A CLASSIC--BETTER PERFORMED THAN READ--THE FIRST OF LONDON SOCIAL SATIRE
By Harold Wolf TOP 50 REVIEWER on July 23, 2009
Format: DVD

Mr. Charles Pooter, the diary author in "THE DIARY OF A NOBODY", is a nobody, but he simply fails to notice. He is content with life, almost. He presents his diary in a verbal (in this DVD)format, speaking directly to the camera. He most enthusiastically orates about his common middle-class social and family events (the very ones he's written in the diary.) He feels assured the world will eventually enjoy his written diary--when published. Is he the Suburban Snob of 1892? Certainly it's perfected pompousness.

I can not imagine "THE DIARY OF A NOBODY" being as funny without hearing and seeing Pooter (Hugh Bonneville) presenting the diary in dialogue. It's strictly British humor, but at it's Victorian finest. Bonneville's ability to project emotion and expressions is near perfection. Hugh Bonneville can say as much with a lifted eyebrow, an eye roll, a gesture, or a voice change, as what is provided in the script.

In Pooter's written (spoken in this DVD version) accounts, he makes the occasional joke--usually unappreciated by others. A time or two Pooter laughs so hard at his own merriment that he resembles Red Skelton's famous moments of belly-laughing at his own humor.

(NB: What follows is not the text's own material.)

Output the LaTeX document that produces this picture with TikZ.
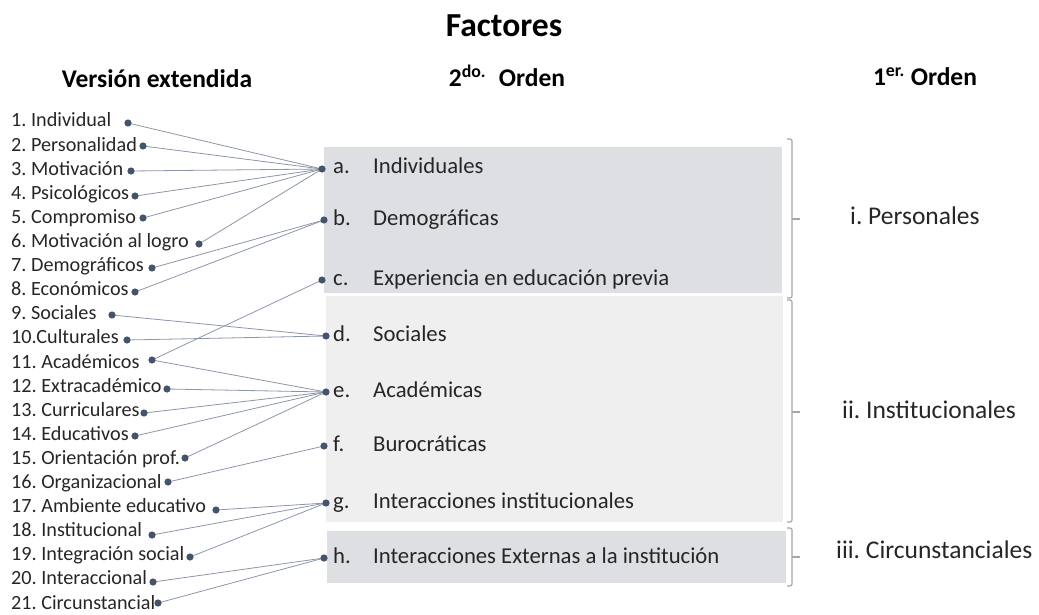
\documentclass[tikz,border=0pt]{standalone}
\usepackage{fontspec}
\setmainfont{Carlito}
\frenchspacing
\definecolor{dotc}{HTML}{44546A}
\definecolor{linec}{HTML}{8C96A8}
\definecolor{boxdark}{HTML}{DEDFE3}
\definecolor{boxlight}{HTML}{EFEFEF}
\definecolor{bracec}{HTML}{A6A6A6}
\definecolor{txtc}{HTML}{262626}
\tikzset{
  item/.style={anchor=base west, inner sep=0pt, text=txtc, font=\fontsize{20.2}{24}\selectfont},
  mid/.style={anchor=base west, inner sep=0pt, text=txtc, font=\fontsize{22.7}{27}\selectfont},
  first/.style={anchor=base west, inner sep=0pt, text=txtc, font=\fontsize{25.5}{30}\selectfont},
  head/.style={anchor=base, inner sep=0pt, font=\bfseries\fontsize{25.5}{30}\selectfont},
  link/.style={draw=linec, line width=0.8pt},
  brace/.style={draw=bracec, line width=1.2pt, rounded corners=2pt}
}
\begin{document}
\begin{tikzpicture}[x=1pt,y=-1pt]
  \useasboundingbox (0,0) rectangle (1039,615);

  \fill[boxdark] (324,147) rectangle (782,293);
  \fill[boxlight] (326,296) rectangle (783,522);
  \fill[boxdark] (327,531) rectangle (786,583);

  \node[anchor=base, inner sep=0pt, font=\bfseries\fontsize{33.6}{40}\selectfont] (titulo) at (504,37) {Factores};
  \node[head] (hext) at (157,88) {Versión extendida};
  \node[head] (hsec) at (507,87) {2\textsuperscript{do.}\hspace{0.5em}Orden};
  \node[head] (hpri) at (925,86) {1\textsuperscript{er.} Orden};

  \foreach \i/\t/\dx/\dy in {1/1. Individual/128/123, 2/2. Personalidad/143/146,
      3/3. Motivación/131/171, 4/4. Psicológicos/135/196, 5/5. Compromiso/143/218,
      6/6. Motivación al logro/199/244, 7/7. Demográficos/152/268, 8/8. Económicos/135/292,
      9/9. Sociales/112/315, 10/10.Culturales/127/340, 11/11. Académicos/152/360,
      12/12. Extracadémico/167/389, 13/13. Curriculares/144/413, 14/14. Educativos/135/436,
      15/15. Orientación prof./185/458, 16/16. Organizacional/168/482,
      17/17. Ambiente educativo/216/510, 18/18. Institucional/152/535,
      19/19. Integración social/190/557, 20/20. Interaccional/153/582,
      21/21. Circunstancial/158/603}{
    \node[item] (t\i) at (11,{127+24.1*(\i-1)}) {\t};
    \coordinate (l\i) at (\dx,\dy);
  }

  \foreach \n/\l/\t/\x/\y in {a/a./Individuales/322/169, b/b./Demográficas/324/220,
      c/c./Experiencia en educación previa/322/280, d/d./Sociales/326/336,
      e/e./Académicas/326/392, f/f./Burocráticas/324/446,
      g/g./Interacciones institucionales/326/503, h/h./Interacciones Externas a la institución/324/558}{
    \coordinate (m\n) at (\x,\y);
    \node[mid] (ml\n) at (333,\y+5) {\l};
    \node[mid] (mt\n) at (373,\y+5) {\t};
  }

  \foreach \a/\b in {1/a,2/a,3/a,4/a,5/a,6/a,7/b,8/b,11/c,9/d,10/d,11/e,12/e,13/e,14/e,15/e,
      16/f,17/g,18/g,19/g,20/h,21/h}
    \draw[link] (l\a) -- (m\b);

  \foreach \i in {1,...,21}
    \fill[dotc] (l\i) circle [radius=3.6];
  \foreach \n in {a,...,h}
    \fill[dotc] (m\n) circle [radius=3.6];

  \draw[brace] (787,139) -- (792,139) -- (792,298) -- (787,298);
  \draw[bracec, line width=1.2pt] (792,219) -- (800,219);
  \draw[brace] (787,300) -- (792,300) -- (792,522) -- (787,522);
  \draw[bracec, line width=1.2pt] (792,412) -- (800,412);
  \draw[brace] (787,528) -- (792,528) -- (792,586) -- (787,586);
  \draw[bracec, line width=1.2pt] (792,557) -- (800,557);

  \node[first] (pers) at (850,224) {i. Personales};
  \node[first] (inst) at (842,418) {ii. Institucionales};
  \node[first] (circ) at (836,558) {iii. Circunstanciales};
\end{tikzpicture}
\end{document}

Pooter loves his 'Home Sweet Home' which is near the rail tracks. He had just moved into the new rental as the diary began, April of 1891. The diary ends in May of 1892. The home is called The Laurels (even though it has no laurels growing, but Pooter and his wife, Carrie, might plant some). It is London, suburbia, Victorian, and the train traffic makes the house quake frequently. But Pooter adjusts. The many views of the 6 or 7 rooms, as well as Pooter's employment location, provides a complete, delightful look at London Victorian living in a middle-class dwelling. Furnished with period pieces and accents, right down to the tea cups and boot scrapper (which is a constant complaint). And the Christmas holiday tops off the Victorian aesthetics. WOW!

So what does Pooter write about? Lupin, the not-so-perfect son and his engagement with a not-so-perfect, older, fatter, uglier, Miss Daisy Mutlar. Spouse spats. His boss, Mr. Perkupp, and Pooter's downns and upps with Perkupp. Social engagements gone afoul or well. Costs, especially with drinks. Stocks, encouraged by his son. Bad lobsters. Friends, Cummings and Gowing, and their comings and goings. And that darn boot scrapper.

The DVD features explained that the term "Pooterism" (taking oneself too seriously) evolved from this work first published in a magazine (1888), then book in 1882 (still in print today), this film via BBC (2007), and now this DVD. The book was written by brothers, George & Weedon Grossmith, biography also in the bonus stuff.
Plus more, but no subtitles--BOOGER!

4 episodes totaling just shy of two hours. In the end my wife and I had enjoyed actor, Hugh Bonneville, as Charles Pooter so much, we finally ceased smiling and laughing. Why? It was over. Sad to see it end.

If you like the subtlety of British comedy, then you'll LOVE this CLASSIC British humor book brought to film/DVD. An astonishing one man show. Listen to Pooter's words, watch him, "For he's the jolly good fellow."